Here’s the revelation, Prince2 is not as bad as I first thought, there is a lot there that makes sense (if applied correctly) but, there are also a couple of pretty major gotchas as well.
So where does that leave us, Prince2 is a valid and useful means of getting things done, if applied properly (a whole different subject), its definition however has lost its way a little, time to get back on track fellas.
Let’s start with the manual, as it’s likely anyone’s first exposure to Prince2 will be through the manual. Be it guide or manual the tome reads like a book written by a crowd, a crowd that like to use a lot of words. As a result the manual is badly written it, repeats itself often and end up confusing the reader rather than informing and assisting. Even if you make allowances for the fact that it’s written as a reference guide not a linear read. The manual desperately needs to be designed (note, designed not re-designed) the structure needs refining, information design is vital in products like this and this needs to be added as part of the requirements for future editions, the methodology may be mature but the reference manual most definitely isn’t. But then you need to reference it on the exam, and that’s where it gets really interesting.
Firstly the course, it’s taught in a classroom environment which on the face of it seems to fit the material, which can be bland and confusing and does not do the methodology, which is not bland and confusing, justice. There seems to some room to spice things up a little, one of the elements of the agile movement that make it so attractive to its advocates, is its user friendliness. It set outs to make the Agile fun right from the start and its courses are designed to be fun (and a little embarrassing) Prince2 could do with adopting some of this learning, information is easier to assimilate when learn by doing as opposed to being lectured to, maybe that would help the bad rep that prince2s has as a boring management tool.
Finally you get to the exam, firstly you need to suspend reality for a while to believe that any exam is an adequate method for testing a candidates understanding of a subject.
In Prince2 you face a test the reaches new level of confusion.
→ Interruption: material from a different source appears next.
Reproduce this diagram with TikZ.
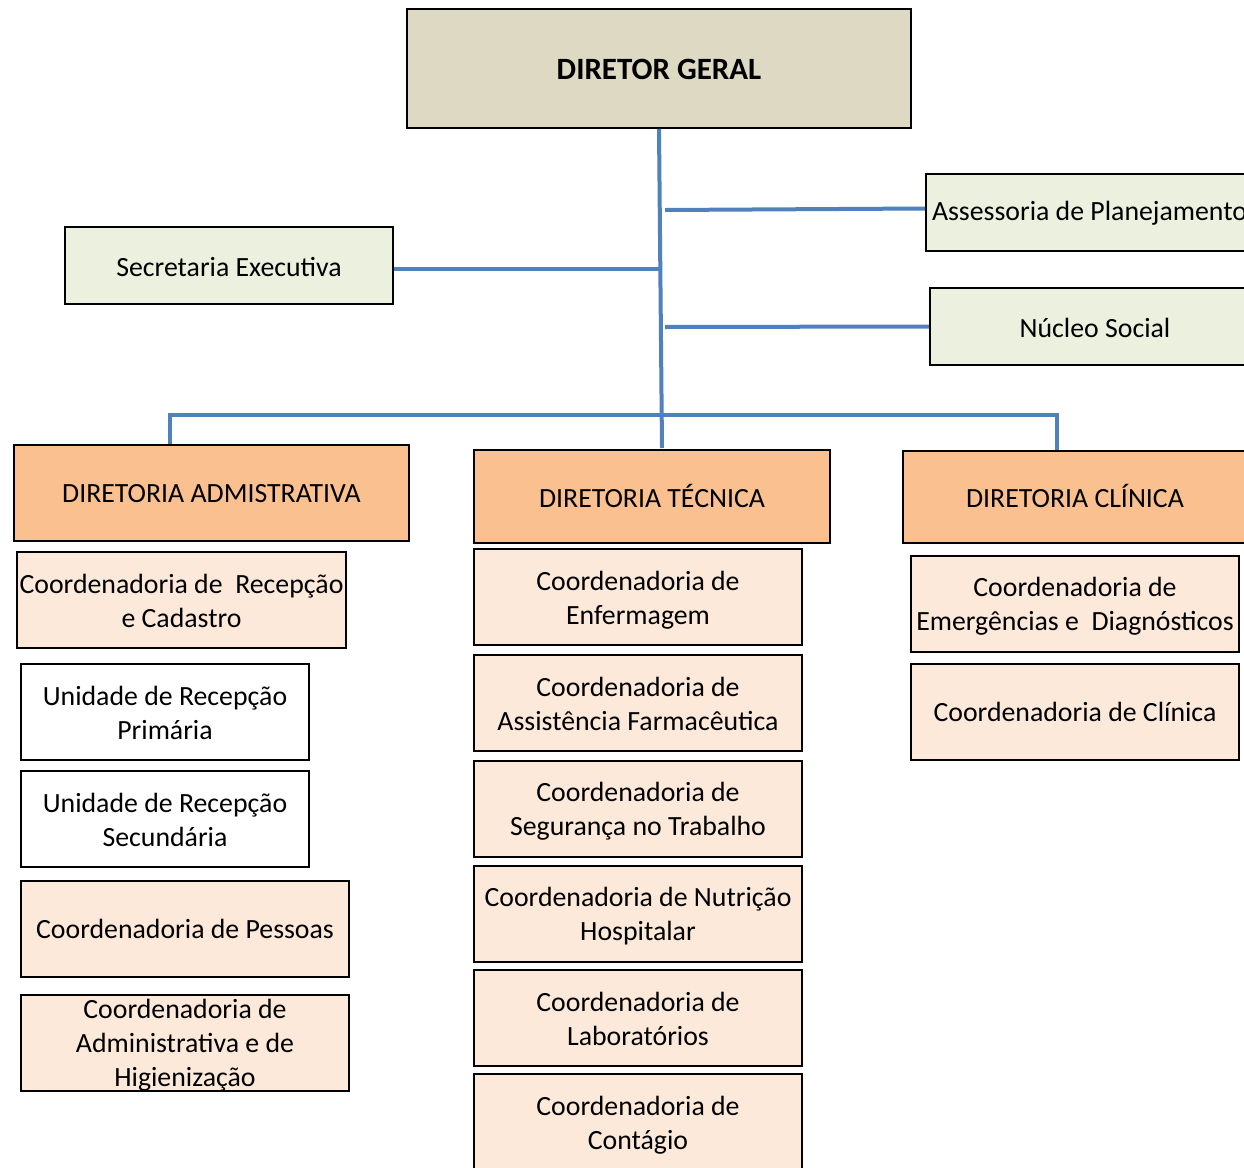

When you take the course they allow a day, yes a whole day, on how to sit the exam, on how to interpret the questions and decipher what they actually mean. Now, any exam that needs a day to explain how to answer the questions to relatively intelligent, mature candidates has a problem. The real scary thing is, you need that day, the questions are designed to confuse the candidate, the format, though based on a prescribed testing method, has been skewed to fit the ideas of the examiners. The English used is deliberately confusing and as a result the test becomes more a test in your English and your ability to just pass the test, your Prince2 knowledge becomes of secondary importance, and your ability to apply the methodology isn’t tested at all.
Prince2 is a valid management tool with useful if a little over complicated processes, if it’s applied correctly but that’s a whole different discussion.